In February of 2018, an Amtrak in South Carolina crashed into a freight train that was parked while being rerouted on that side track. Two crew members were killed and 116 people were injured.

In Montana this past September, an Amtrak derailed taking the lives of three people.

According to the Amtrak website, stated on September 21, “Amtrak police and law enforcement officers unite[d] for [the] largest railroad safety initiative in [the] U.S.,” and it also mentions that “police and sheriff’s departments partner[ed] with Operation Lifesaver to reduce railroad-related deaths and injuries nationwide.”

Operation Clear Track was a part of the Rail Safety Week that took place September 20th through September 26th. There were 43 states that sent 500 police and sheriff departments to join Operation Clear Track along with the police of Amtrak for a safety mission.

The annual event just held its fifth Operation Clear Track and is “aimed at enforcing state grade crossing and trespassing laws while raising awareness on the importance of making safe choices near railroad tracks and crossings.”

The police involved in this event will go to “high-incident railroad crossings within their jurisdictions” to enforce the principles of Operation Clear Track.
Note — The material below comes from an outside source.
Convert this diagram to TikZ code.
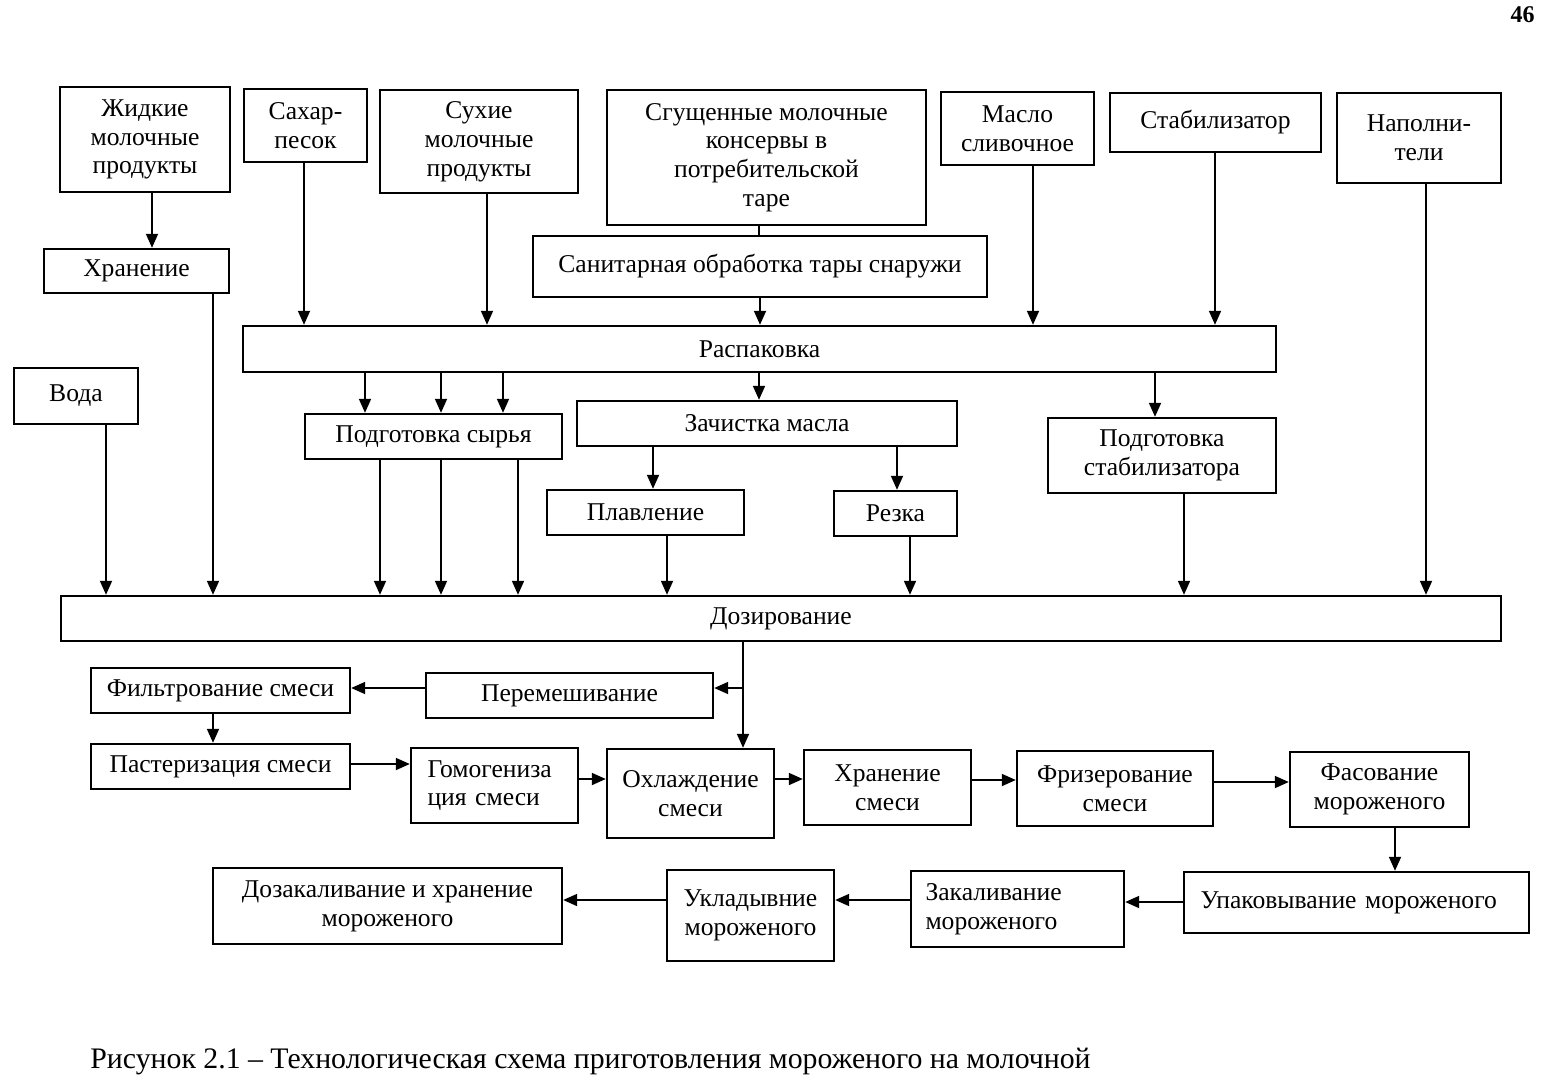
\documentclass[tikz,border=0pt]{standalone}
\usepackage{fontspec}
\setmainfont{Liberation Serif}
\usetikzlibrary{arrows.meta}
\tikzset{
  box/.style={draw, line width=1.2pt, inner sep=0pt, align=center,
    font=\fontsize{12.8}{14.4}\selectfont},
  arr/.style={line width=0.9pt, -{Triangle[length=7pt,width=6pt]}},
  ln/.style={line width=0.9pt},
}
% centered box: name, x1, y1, x2, y2, text
\newcommand\bx[6]{\node[box, minimum width={(#4-#2)*0.5pt}, minimum height={(#5-#3)*0.5pt}] (#1) at ({(#2+#4)/2},{(#3+#5)/2}) {#6};}
% left-aligned box: name, x1, y1, x2, y2, text width, text
\newcommand\bxl[7]{\node[box, align=left, text width=#6, minimum width={(#4-#2)*0.5pt}, minimum height={(#5-#3)*0.5pt}] (#1) at ({(#2+#4)/2},{(#3+#5)/2}) {#7};}
\begin{document}
\begin{tikzpicture}[x=0.5pt,y=-0.5pt]
\useasboundingbox (0,0) rectangle (1541,1088);
% top sources
\bx{zhid}{60}{87}{230}{192}{Жидкие\\молочные\\продукты}
\bx{sahar}{244}{89}{367}{162}{Сахар-\\песок}
\bx{suhie}{380}{90}{578}{193}{Сухие\\молочные\\продукты}
\bx{sgush}{607}{90}{926}{225}{Сгущенные молочные\\консервы в\\потребительской\\таре}
\bx{maslo}{941}{92}{1094}{165}{Масло\\сливочное}
\bx{stab}{1110}{93}{1321}{152}{Стабилизатор}
\bx{napol}{1337}{93}{1501}{183}{Наполни-\\тели}
\bx{hran}{44}{249}{229}{293}{Хранение}
\bx{sanit}{533}{236}{987}{297}{Санитарная обработка тары снаружи}
\bx{raspak}{243}{326}{1276}{372}{Распаковка}
\bx{voda}{14}{368}{138}{424}{Вода}
\bx{podsyr}{305}{414}{562}{459}{Подготовка сырья}
\bx{zachist}{577}{401}{957}{446}{Зачистка масла}
\bx{podstab}{1048}{418}{1276}{493}{Подготовка\\стабилизатора}
\bx{plav}{547}{490}{744}{535}{Плавление}
\bx{rezka}{834}{491}{957}{536}{Резка}
\bx{doz}{61}{596}{1501}{641}{Дозирование}
% mix processing
\bx{filt}{91}{668}{350}{713}{Фильтрование смеси}
\bx{perem}{426}{673}{713}{718}{Перемешивание}
\bx{past}{91}{744}{350}{789}{Пастеризация смеси}
\bxl{gomo}{411}{748}{578}{823}{67pt}{Гомогениза\\ция смеси}
\bx{ohl}{607}{749}{774}{838}{Охлаждение\\смеси}
\bx{hrsm}{804}{750}{971}{825}{Хранение\\смеси}
\bx{friz}{1017}{751}{1213}{826}{Фризерование\\смеси}
\bx{fas}{1290}{752}{1469}{827}{Фасование\\мороженого}
\bxl{upak}{1184}{872}{1529}{933}{156pt}{Упаковывание мороженого}
\bxl{zakal}{911}{871}{1124}{947}{92pt}{Закаливание\\мороженого}
\bx{uklad}{667}{870}{834}{961}{Укладывние\\мороженого}
\bx{dozak}{213}{868}{562}{944}{Дозакаливание и хранение\\мороженого}
% connectors: top
\draw[arr] (zhid.south -| 152,0) -- (hran.north -| 152,0);
\draw[arr] (hran.south -| 213,0) -- (doz.north -| 213,0);
\draw[arr] (sahar.south -| 304,0) -- (raspak.north -| 304,0);
\draw[arr] (suhie.south -| 487,0) -- (raspak.north -| 487,0);
\draw[ln] (sgush.south -| 759,0) -- (sanit.north -| 759,0);
\draw[arr] (sanit.south -| 760,0) -- (raspak.north -| 760,0);
\draw[arr] (maslo.south -| 1033,0) -- (raspak.north -| 1033,0);
\draw[arr] (stab.south -| 1215,0) -- (raspak.north -| 1215,0);
\draw[arr] (napol.south -| 1426,0) -- (doz.north -| 1426,0);
\draw[arr] (voda.south -| 106,0) -- (doz.north -| 106,0);
% from Распаковка
\draw[arr] (raspak.south -| 365,0) -- (podsyr.north -| 365,0);
\draw[arr] (raspak.south -| 441,0) -- (podsyr.north -| 441,0);
\draw[arr] (raspak.south -| 503,0) -- (podsyr.north -| 503,0);
\draw[arr] (raspak.south -| 759,0) -- (zachist.north -| 759,0);
\draw[arr] (raspak.south -| 1155,0) -- (podstab.north -| 1155,0);
% to Дозирование
\draw[arr] (podsyr.south -| 380,0) -- (doz.north -| 380,0);
\draw[arr] (podsyr.south -| 441,0) -- (doz.north -| 441,0);
\draw[arr] (podsyr.south -| 518,0) -- (doz.north -| 518,0);
\draw[arr] (zachist.south -| 653,0) -- (plav.north -| 653,0);
\draw[arr] (zachist.south -| 897,0) -- (rezka.north -| 897,0);
\draw[arr] (plav.south -| 667,0) -- (doz.north -| 667,0);
\draw[arr] (rezka.south -| 910,0) -- (doz.north -| 910,0);
\draw[arr] (podstab.south -| 1184,0) -- (doz.north -| 1184,0);
% from Дозирование
\draw[arr] (doz.south -| 743,0) -- (ohl.north -| 743,0);
\coordinate (br) at (743,688);
\draw[arr] (br) -- (perem.east |- br);
\draw[arr] (perem.west |- br) -- (filt.east |- br);
\draw[arr] (filt.south -| 213,0) -- (past.north -| 213,0);
\draw[arr] (past.east |- 0,764) -- (gomo.west |- 0,764);
\draw[arr] (gomo.east |- 0,779) -- (ohl.west |- 0,779);
\draw[arr] (ohl.east |- 0,779) -- (hrsm.west |- 0,779);
\draw[arr] (hrsm.east |- 0,780) -- (friz.west |- 0,780);
\draw[arr] (friz.east |- 0,782) -- (fas.west |- 0,782);
\draw[arr] (fas.south -| 1395,0) -- (upak.north -| 1395,0);
\draw[arr] (upak.west |- 0,902) -- (zakal.east |- 0,902);
\draw[arr] (zakal.west |- 0,900) -- (uklad.east |- 0,900);
\draw[arr] (uklad.west |- 0,900) -- (dozak.east |- 0,900);
% caption and page number
\node[anchor=base west, inner sep=0pt, font=\fontsize{14.9}{16}\selectfont] (cap) at (90,1068) {Рисунок 2.1 – Технологическая схема приготовления мороженого на молочной};
\node[anchor=base east, inner sep=0pt, font=\fontsize{12}{14}\selectfont\bfseries] (page) at (1535,22) {46};
\end{tikzpicture}
\end{document}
The Executive Director of Operation Lifesaver, Rachel Maleh stated, “Every three hours in the U.S., a person or vehicle is hit by a train,” and continued with, “while we have made strides in reducing deaths and injuries, the goal of Operation Clear Track and other Rail Safety Week activities is empowering individuals and communities to make safe choices around railroad tracks and trains and raising rail safety awareness. We appreciate the ongoing safety partnership of the first responder community.”